My Years With Proust - Day 717

And then, since the past, however remote it may be for a woman like the Duchess who has more head than heart, may nevertheless chance to have escaped oblivion, "Do you recall," she said, as though to thank me for remembering her dress and her shoes, "that Basin and I brought you home in our carriage?  You couldn't come in with us because of some girl who was coming to see you after midnight.

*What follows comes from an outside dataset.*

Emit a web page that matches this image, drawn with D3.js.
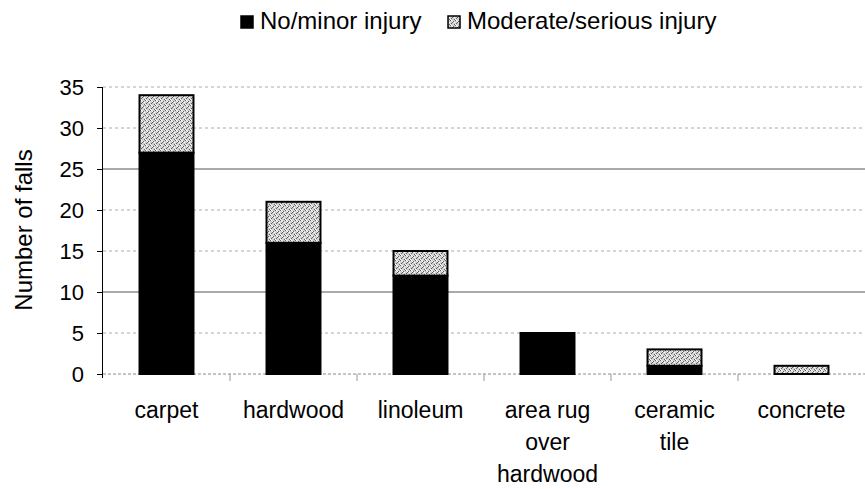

Basin thought it the funniest thing in the world that you should receive visits at such an hour." Indeed that was the evening when Albertine had come to see me after the Princesse de Guermantes's party and I recalled the fact just as clearly as the Duchess, I to whom Albertine was now as unimportant as she would have been to Mme de Guermantes had Mme de Guermantes known that the girl because of whom I had had to refuse their invitation was Albertine. (In fact, she was quite in the dark as to the identity of this girl, had never known it and only referred to the incident because of the circumstances and the singular lateness of the hour.)  Yes, I recalled the fact, for, long after our poor dead friends have lost their place in our hearts, their unvalued dust continues to be mingled, like some base alloy, with the circumstances of the past.  And though we no longer love them, it may happen that in speaking of a room, or a walk in a public park, or a country road where they were present with us on a certain occasion, we are obliged, so that the place which they occupied may not be left empty, to make allusion to them, without, however, regretting them, without even naming them or permitting others to identify them.  Such are the last, the scarcely desirable vestiges of survival after death.
Marcel Proust, Time Regained, p 1064

Marcel continues his discussion with the Duchesse de Guermantes, and she repays his remembrance of her red dress with a memory of him (which Proust associates with her manners and her desire to return the favor).  She remembers how that very night Marcel had rushed off to meet an unnamed woman, not surprisingly Albertine, although the Duchesse certainly didn't know that then, and now, years after Albertine's death, it would have meant even less.  And, of course, in response to her query, Marcel does remember his disappearance, and then reflects, "Yes, I recalled the fact, for, long after our poor dead friends have lost their place in our hearts, their unvalued dust continues to be mingled, like some base alloy, with the circumstances of the past."  Our lovers and our friends, even the tangential ones, never really leave, even if it is only to get dragged into the retelling of another memory that is seemingly more important.  "Such are the last, the scarcely desirable vestiges of survival after death."  All of this, logically, reminds me of the Bill Evans's song Time Remembered - or maybe it's just the turning of the year and the passing of time.